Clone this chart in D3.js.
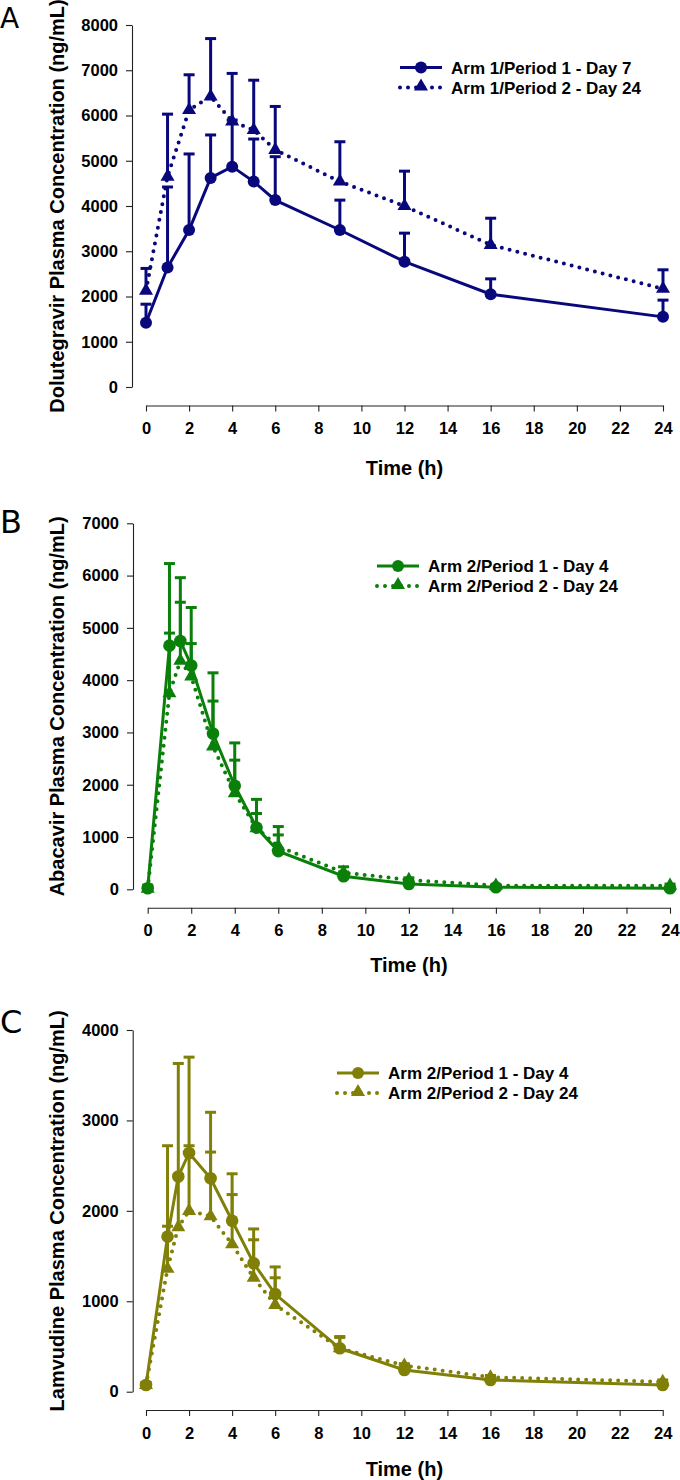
<!DOCTYPE html>
<html><head><meta charset="utf-8">
<script src="https://cdn.jsdelivr.net/npm/d3@7"></script>
<style>
html,body{margin:0;padding:0;background:#fff;}
svg{display:block;font-family:"Liberation Sans",Arial,sans-serif;}
</style></head>
<body><svg id="c" width="680" height="1480"></svg>
<script>
// ---- Data ----
const timesA = [0, 1, 2, 3, 4, 5, 6, 9, 12, 16, 24];
const timesBC = [0, 1, 1.5, 2, 3, 4, 5, 6, 9, 12, 16, 24];

const dtgP1 = [1420, 2640, 3470, 4620, 4870, 4540, 4130, 3470, 2770, 2050, 1550];
const dtgP1Upper = [1830, 4420, 5150, 5570, 5900, 5480, 5090, 4130, 3400, 2390, 1920];
const dtgP2 = [2130, 4650, 6120, 6420, 5870, 5680, 5240, 4540, 4000, 3140, 2170];
const dtgP2Upper = [2620, 6030, 6900, 7700, 6930, 6780, 6200, 5420, 4770, 3730, 2590];

const abcP1 = [20, 4660, 4750, 4280, 2980, 1980, 1180, 730, 250, 100, 40, 20];
const abcP1Upper = [80, 6230, 5960, 5390, 4140, 2800, 1720, 1200, 330, 150, 60, 40];
const abcP2 = [10, 3750, 4370, 4070, 2730, 1840, 1170, 820, 320, 180, 70, 70];
const abcP2Upper = [40, 4900, 5490, 4700, 3600, 2470, 1450, 1040, 430, 220, 90, 100];

const ltcP1 = [74, 1715, 2380, 2640, 2360, 1890, 1420, 1080, 480, 240, 130, 74];
const ltcP1Upper = [100, 2720, 3630, 3700, 3090, 2410, 1800, 1380, 610, 300, 160, 100];
const ltcP2 = [74, 1360, 1820, 2000, 1940, 1630, 1260, 960, 480, 290, 160, 110];
const ltcP2Upper = [100, 1830, 2400, 2720, 2650, 2180, 1680, 1260, 600, 310, 180, 130];

const xTicks = [0, 2, 4, 6, 8, 10, 12, 14, 16, 18, 20, 22, 24];
const yTicksA = [0, 1000, 2000, 3000, 4000, 5000, 6000, 7000, 8000];
const yTicksB = [0, 1000, 2000, 3000, 4000, 5000, 6000, 7000];
const yTicksC = [0, 1000, 2000, 3000, 4000];

const panelLetters = ["A", "B", "C"];
const yTitles = ["Dolutegravir Plasma Concentration (ng/mL)", "Abacavir Plasma Concentration (ng/mL)", "Lamvudine Plasma Concentration (ng/mL)"];
const xTitle = "Time (h)";
const legendA = ["Arm 1/Period 1 - Day 7", "Arm 1/Period 2 - Day 24"];
const legendBC = ["Arm 2/Period 1 - Day 4", "Arm 2/Period 2 - Day 24"];

// ---- Layout ----
const panels = [
  {letter: panelLetters[0], letterY: 28, letterSize: 28, times: timesA, s1: dtgP1, u1: dtgP1Upper, s2: dtgP2, u2: dtgP2Upper,
   yTicks: yTicksA, ymax: 8000, color: "#08087c", axisX: 132, x0: 146, x1: 663, yTop: 25, yBot: 387, xAxisY: 405.5,
   xTitleY: 475, title: yTitles[0], legend: legendA, legX: 400, legY: 67.5, r: 6},
  {letter: panelLetters[1], letterY: 533, letterSize: 32, times: timesBC, s1: abcP1, u1: abcP1Upper, s2: abcP2, u2: abcP2Upper,
   yTicks: yTicksB, ymax: 7000, color: "#0a800a", axisX: 133, x0: 147.7, x1: 670, yTop: 523.3, yBot: 889.3, xAxisY: 907.7,
   xTitleY: 972, title: yTitles[1], legend: legendBC, legX: 377, legY: 566, r: 6.3},
  {letter: panelLetters[2], letterY: 1033, letterSize: 32, times: timesBC, s1: ltcP1, u1: ltcP1Upper, s2: ltcP2, u2: ltcP2Upper,
   yTicks: yTicksC, ymax: 4000, color: "#808008", axisX: 132.7, x0: 146, x1: 662.7, yTop: 1030, yBot: 1391.7, xAxisY: 1410,
   xTitleY: 1476, title: yTitles[2], legend: legendBC, legX: 337, legY: 1073, r: 6.3}
];

const svg = d3.select("#c");
const triangle = d3.symbol().type(d3.symbolTriangle).size(85);

panels.forEach(p => {
  const g = svg.append("g");
  const x = d3.scaleLinear().domain([0, 24]).range([p.x0, p.x1]);
  const y = d3.scaleLinear().domain([0, p.ymax]).range([p.yBot, p.yTop]);

  // panel letter
  g.append("text").attr("x", 0).attr("y", p.letterY)
    .attr("font-family", "'DejaVu Sans', sans-serif")
    .attr("font-size", p.letterSize).attr("fill", "#000").text(p.letter);

  // y axis
  const ya = g.append("g").attr("transform", `translate(${p.axisX},0)`)
    .call(d3.axisLeft(y).tickValues(p.yTicks).tickFormat(d3.format("d")).tickSize(6).tickSizeOuter(0).tickPadding(8));
  // x axis
  const xa = g.append("g").attr("transform", `translate(0,${p.xAxisY})`)
    .call(d3.axisBottom(x).tickValues(xTicks).tickFormat(d3.format("d")).tickSize(6).tickSizeOuter(0).tickPadding(11));
  [ya, xa].forEach(a => {
    a.select(".domain").attr("stroke", "#222").attr("stroke-width", 1.1);
    a.selectAll(".tick line").attr("stroke", "#222").attr("stroke-width", 1.1);
    a.selectAll(".tick text").attr("font-family", "'Liberation Sans', Arial, sans-serif")
      .attr("font-weight", "bold").attr("font-size", 16.5).attr("fill", "#000");
  });

  // titles
  g.append("text").attr("x", (p.x0 + p.x1) / 2).attr("y", p.xTitleY)
    .attr("text-anchor", "middle").attr("font-weight", "bold").attr("font-size", 20).attr("fill", "#000")
    .text(xTitle);
  g.append("text")
    .attr("transform", `translate(64,${(p.yTop + p.yBot) / 2}) rotate(-90)`)
    .attr("text-anchor", "middle").attr("font-weight", "bold").attr("font-size", 20).attr("fill", "#000")
    .text(p.title);

  const d1 = p.times.map((t, i) => ({t, v: p.s1[i], u: p.u1[i]}));
  const d2 = p.times.map((t, i) => ({t, v: p.s2[i], u: p.u2[i]}));
  const line = d3.line().x(d => x(d.t)).y(d => y(d.v));

  // lines
  g.append("path").datum(d2).attr("d", line).attr("fill", "none").attr("stroke", p.color)
    .attr("stroke-width", 4).attr("stroke-dasharray", "0,8").attr("stroke-linecap", "round");
  g.append("path").datum(d1).attr("d", line).attr("fill", "none").attr("stroke", p.color)
    .attr("stroke-width", 3);

  // error bars (upper only)
  [d2, d1].forEach(d => {
    const eb = g.append("g");
    eb.selectAll("line.v").data(d).join("line")
      .attr("x1", e => x(e.t)).attr("x2", e => x(e.t))
      .attr("y1", e => y(e.v)).attr("y2", e => y(e.u))
      .attr("stroke", p.color).attr("stroke-width", 3);
    eb.selectAll("line.c").data(d).join("line")
      .attr("x1", e => x(e.t) - 5.5).attr("x2", e => x(e.t) + 5.5)
      .attr("y1", e => y(e.u)).attr("y2", e => y(e.u))
      .attr("stroke", p.color).attr("stroke-width", 3);
  });

  // markers
  g.selectAll("path.tri").data(d2).join("path")
    .attr("transform", e => `translate(${x(e.t)},${y(e.v)})`)
    .attr("d", triangle).attr("fill", p.color);
  g.selectAll("circle.pt").data(d1).join("circle")
    .attr("cx", e => x(e.t)).attr("cy", e => y(e.v)).attr("r", p.r).attr("fill", p.color);

  // legend
  const lg = g.append("g");
  lg.append("line").attr("x1", p.legX).attr("x2", p.legX + 42).attr("y1", p.legY).attr("y2", p.legY)
    .attr("stroke", p.color).attr("stroke-width", 3);
  lg.append("circle").attr("cx", p.legX + 21).attr("cy", p.legY).attr("r", 6).attr("fill", p.color);
  lg.append("line").attr("x1", p.legX).attr("x2", p.legX + 42).attr("y1", p.legY + 20).attr("y2", p.legY + 20)
    .attr("stroke", p.color).attr("stroke-width", 4).attr("stroke-dasharray", "0,8").attr("stroke-linecap", "round");
  lg.append("path").attr("transform", `translate(${p.legX + 21},${p.legY + 19})`).attr("d", triangle).attr("fill", p.color);
  p.legend.forEach((t, i) => {
    lg.append("text").attr("x", p.legX + 51).attr("y", p.legY + 6 + i * 20)
      .attr("font-weight", "bold").attr("font-size", 17).attr("fill", "#000").text(t);
  });
});
</script></body></html>
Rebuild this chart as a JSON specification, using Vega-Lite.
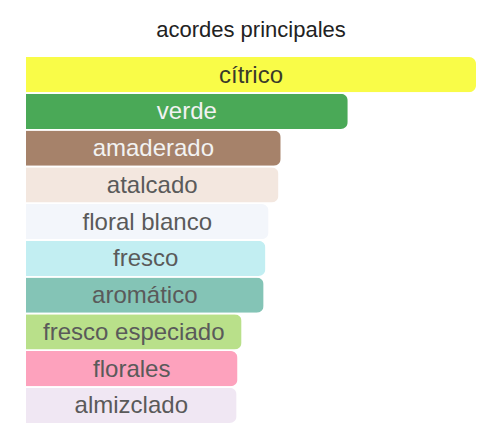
{
  "$schema": "https://vega.github.io/schema/vega-lite/v6.json",
  "width": 450,
  "height": 366,
  "padding": {"left": 26, "right": 24, "top": 19, "bottom": 22},
  "background": "white",
  "title": {
    "text": "acordes principales",
    "font": "Liberation Sans",
    "fontSize": 22,
    "fontWeight": "normal",
    "color": "#222222",
    "anchor": "middle",
    "offset": 15
  },
  "data": {
    "values": [
      {"acorde": "cítrico", "valor": 100},
      {"acorde": "verde", "valor": 71.5},
      {"acorde": "amaderado", "valor": 56.6},
      {"acorde": "atalcado", "valor": 56.1},
      {"acorde": "floral blanco", "valor": 53.9},
      {"acorde": "fresco", "valor": 53.2},
      {"acorde": "aromático", "valor": 52.8},
      {"acorde": "fresco especiado", "valor": 47.9},
      {"acorde": "florales", "valor": 47.0},
      {"acorde": "almizclado", "valor": 46.8}
    ]
  },
  "encoding": {
    "y": {
      "field": "acorde",
      "type": "nominal",
      "sort": null,
      "axis": null,
      "scale": {"paddingInner": 0.04, "paddingOuter": 0}
    }
  },
  "layer": [
    {
      "mark": {"type": "bar", "cornerRadiusEnd": 7},
      "encoding": {
        "x": {
          "field": "valor",
          "type": "quantitative",
          "axis": null,
          "scale": {"domain": [0, 100]}
        },
        "color": {
          "field": "acorde",
          "type": "nominal",
          "legend": null,
          "scale": {
            "domain": ["cítrico", "verde", "amaderado", "atalcado", "floral blanco", "fresco", "aromático", "fresco especiado", "florales", "almizclado"],
            "range": ["#f9fc48", "#4aa957", "#a6826a", "#f3e7df", "#f3f6fb", "#c2eef2", "#84c4b6", "#b9e08a", "#fda2bd", "#f0e7f3"]
          }
        }
      }
    },
    {
      "transform": [{"calculate": "datum.valor / 2", "as": "centro"}],
      "mark": {"type": "text", "font": "Liberation Sans", "fontSize": 24, "align": "center", "baseline": "middle", "dy": 1},
      "encoding": {
        "x": {"field": "centro", "type": "quantitative"},
        "text": {"field": "acorde"},
        "color": {
          "condition": [
            {"test": "datum.acorde === 'verde' || datum.acorde === 'amaderado'", "value": "#f2f2f2"},
            {"test": "datum.acorde === 'cítrico'", "value": "#3a3a2a"}
          ],
          "value": "#5a5a5a"
        }
      }
    }
  ],
  "config": {"view": {"stroke": null}}
}
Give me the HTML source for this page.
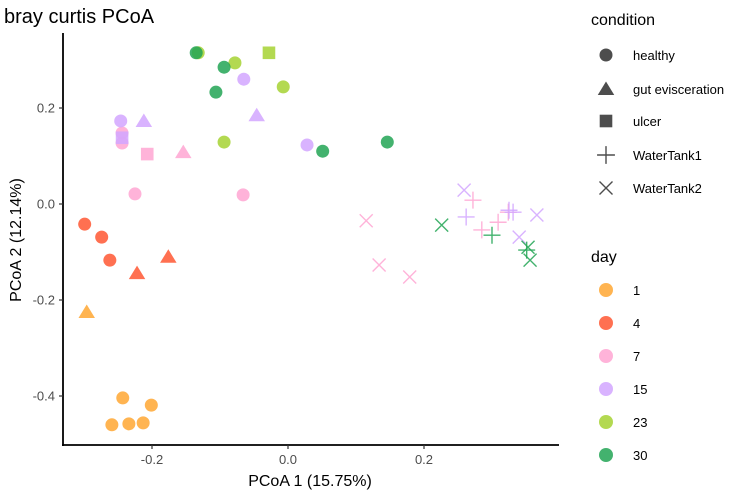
<!DOCTYPE html>
<html><head><meta charset="utf-8"><style>
html,body{margin:0;padding:0;background:#fff;}
svg{display:block;font-family:"Liberation Sans",Arial,sans-serif;}
</style></head><body>
<svg id="chart" width="750" height="495" viewBox="0 0 750 495" xmlns="http://www.w3.org/2000/svg">
<text x="4" y="23" font-size="20" fill="#000">bray curtis PCoA</text>
<g id="marks"></g>
<line x1="63" y1="33" x2="63" y2="446" stroke="#000" stroke-width="1.8"/>
<line x1="62" y1="445" x2="559" y2="445" stroke="#000" stroke-width="1.8"/>
<g id="xticks"></g>
<g id="yticks"></g>
<text x="310" y="486" font-size="16" text-anchor="middle">PCoA 1 (15.75%)</text>
<text transform="translate(21,240) rotate(-90)" font-size="16" text-anchor="middle">PCoA 2 (12.14%)</text>
<g id="legend"></g>
</svg>
<script>
const xTicks=[-0.2,0.0,0.2];
const xTickLabels=["-0.2","0.0","0.2"];
const yTicks=[0.2,0.0,-0.2,-0.4];
const yTickLabels=["0.2","0.0","-0.2","-0.4"];
const days=["1","4","7","15","23","30"];
const dayColors=["#FFA733","#FF5733","#FFA6D2","#D2A6FF","#A6D233","#22A555"];
const conditions=["healthy","gut evisceration","ulcer","WaterTank1","WaterTank2"];
// each point: [pc1, pc2, dayIndex, conditionIndex]
const pc1=[-0.243,-0.201,-0.259,-0.234,-0.213,-0.296,
 -0.299,-0.274,-0.262,-0.222,-0.176,
 -0.244,-0.244,-0.225,-0.066,-0.207,-0.154,0.115,0.134,0.179,0.272,0.285,0.309,0.324,
 -0.246,-0.065,0.028,-0.244,-0.212,-0.046,0.259,0.366,0.340,0.262,0.325,0.331,
 -0.132,-0.078,-0.007,-0.094,-0.028,
 -0.135,-0.094,-0.106,0.051,0.146,0.226,0.356,0.353,0.300,0.351];
const pc2=[-0.404,-0.419,-0.460,-0.458,-0.456,-0.225,
 -0.042,-0.069,-0.117,-0.144,-0.110,
 0.148,0.127,0.021,0.019,0.104,0.108,-0.035,-0.127,-0.152,0.008,-0.054,-0.038,-0.017,
 0.173,0.260,0.123,0.138,0.173,0.185,0.029,-0.023,-0.069,-0.027,-0.013,-0.017,
 0.315,0.294,0.244,0.129,0.315,
 0.315,0.285,0.233,0.110,0.129,-0.044,-0.117,-0.090,-0.065,-0.096];
const dayIdx=[0,0,0,0,0,0, 1,1,1,1,1, 2,2,2,2,2,2,2,2,2,2,2,2,2, 3,3,3,3,3,3,3,3,3,3,3,3, 4,4,4,4,4, 5,5,5,5,5,5,5,5,5,5];
const condIdx=[0,0,0,0,0,1, 0,0,0,1,1, 0,0,0,0,2,1,4,4,4,3,3,3,3, 0,0,0,2,1,1,4,4,4,3,3,3, 0,0,0,0,2, 0,0,0,0,0,4,4,4,3,3];

const NS="http://www.w3.org/2000/svg";
function X(v){return 288+680*v;}
function Y(v){return 204-480*v;}
function mk(tag,attrs){const e=document.createElementNS(NS,tag);for(const k in attrs)e.setAttribute(k,attrs[k]);return e;}
function shape(c,cx,cy,color,op,scale){
  const g=mk('g',{});
  const s=scale||1;
  if(c===0){g.appendChild(mk('circle',{cx:cx,cy:cy,r:6.5*s,fill:color,'fill-opacity':op}));}
  else if(c===1){const h=7.5*s;g.appendChild(mk('polygon',{points:`${cx},${cy-h} ${cx-h*1.1},${cy+h*0.8} ${cx+h*1.1},${cy+h*0.8}`,fill:color,'fill-opacity':op}));}
  else if(c===2){const h=6.3*s;g.appendChild(mk('rect',{x:cx-h,y:cy-h,width:2*h,height:2*h,fill:color,'fill-opacity':op}));}
  else if(c===3){const h=8.5*s;g.appendChild(mk('path',{d:`M${cx-h},${cy}H${cx+h}M${cx},${cy-h}V${cy+h}`,stroke:color,'stroke-opacity':op,'stroke-width':1.4,fill:'none'}));}
  else {const h=6.5*s;g.appendChild(mk('path',{d:`M${cx-h},${cy-h}L${cx+h},${cy+h}M${cx-h},${cy+h}L${cx+h},${cy-h}`,stroke:color,'stroke-opacity':op,'stroke-width':1.4,fill:'none'}));}
  return g;
}
const marks=document.getElementById('marks');
for(let i=0;i<pc1.length;i++){
  const g=shape(condIdx[i],X(pc1[i]),Y(pc2[i]),dayColors[dayIdx[i]],0.85);
  
  
  marks.appendChild(g);
}
const xt=document.getElementById('xticks');
xTicks.forEach((v,i)=>{
  const l=mk('line',{x1:X(v),x2:X(v),y1:445,y2:449,stroke:'#333','stroke-width':1.2});
  
  
  xt.appendChild(l);
  const t=mk('text',{x:X(v),y:464,'font-size':13,fill:'#4d4d4d','text-anchor':'middle'});
  t.textContent=xTickLabels[i];
  
  
  xt.appendChild(t);
});
const yt=document.getElementById('yticks');
yTicks.forEach((v,i)=>{
  const l=mk('line',{x1:59,x2:63,y1:Y(v),y2:Y(v),stroke:'#333','stroke-width':1.2});
  
  
  yt.appendChild(l);
  const t=mk('text',{x:55,y:Y(v)+4.5,'font-size':13,fill:'#4d4d4d','text-anchor':'end'});
  t.textContent=yTickLabels[i];
  
  
  yt.appendChild(t);
});
const lg=document.getElementById('legend');
function ltext(x,y,s,size,name){const t=mk('text',{x:x,y:y,'font-size':size,fill:'#000'});t.textContent=s;lg.appendChild(t);}
ltext(591,25,'condition',16,'legend-title-condition');
const condY=[55,89,121,155,188];
conditions.forEach((c,i)=>{
  const g=shape(i,606,condY[i],'#4d4d4d',1,i===3?1.05:1);
  
  
  lg.appendChild(g);
  ltext(633,condY[i]+5,c,13,'legend-label');
});
ltext(591,262,'day',16,'legend-title-day');
days.forEach((d,i)=>{
  const y=290+33*i;
  const c=mk('circle',{cx:606,cy:y,r:7,fill:dayColors[i],'fill-opacity':0.85});
  
  
  lg.appendChild(c);
  ltext(633,y+5,d,13,'legend-label');
});
</script>
</body></html>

--------------------------------------------------

— GIVEN REQUEST —
Quote, please, every line of the material above from its start through the line that has "const yTicksC = [0, 1000, 2000, 3000, 4000];", reproducing the words exactly and dropping any images.

— THE REPLY —
Clone this chart in D3.js.
<!DOCTYPE html>
<html><head><meta charset="utf-8">
<script src="https://cdn.jsdelivr.net/npm/d3@7"></script>
<style>
html,body{margin:0;padding:0;background:#fff;}
svg{display:block;font-family:"Liberation Sans",Arial,sans-serif;}
</style></head>
<body><svg id="c" width="680" height="1480"></svg>
<script>
// ---- Data ----
const timesA = [0, 1, 2, 3, 4, 5, 6, 9, 12, 16, 24];
const timesBC = [0, 1, 1.5, 2, 3, 4, 5, 6, 9, 12, 16, 24];

const dtgP1 = [1420, 2640, 3470, 4620, 4870, 4540, 4130, 3470, 2770, 2050, 1550];
const dtgP1Upper = [1830, 4420, 5150, 5570, 5900, 5480, 5090, 4130, 3400, 2390, 1920];
const dtgP2 = [2130, 4650, 6120, 6420, 5870, 5680, 5240, 4540, 4000, 3140, 2170];
const dtgP2Upper = [2620, 6030, 6900, 7700, 6930, 6780, 6200, 5420, 4770, 3730, 2590];

const abcP1 = [20, 4660, 4750, 4280, 2980, 1980, 1180, 730, 250, 100, 40, 20];
const abcP1Upper = [80, 6230, 5960, 5390, 4140, 2800, 1720, 1200, 330, 150, 60, 40];
const abcP2 = [10, 3750, 4370, 4070, 2730, 1840, 1170, 820, 320, 180, 70, 70];
const abcP2Upper = [40, 4900, 5490, 4700, 3600, 2470, 1450, 1040, 430, 220, 90, 100];

const ltcP1 = [74, 1715, 2380, 2640, 2360, 1890, 1420, 1080, 480, 240, 130, 74];
const ltcP1Upper = [100, 2720, 3630, 3700, 3090, 2410, 1800, 1380, 610, 300, 160, 100];
const ltcP2 = [74, 1360, 1820, 2000, 1940, 1630, 1260, 960, 480, 290, 160, 110];
const ltcP2Upper = [100, 1830, 2400, 2720, 2650, 2180, 1680, 1260, 600, 310, 180, 130];

const xTicks = [0, 2, 4, 6, 8, 10, 12, 14, 16, 18, 20, 22, 24];
const yTicksA = [0, 1000, 2000, 3000, 4000, 5000, 6000, 7000, 8000];
const yTicksB = [0, 1000, 2000, 3000, 4000, 5000, 6000, 7000];
const yTicksC = [0, 1000, 2000, 3000, 4000];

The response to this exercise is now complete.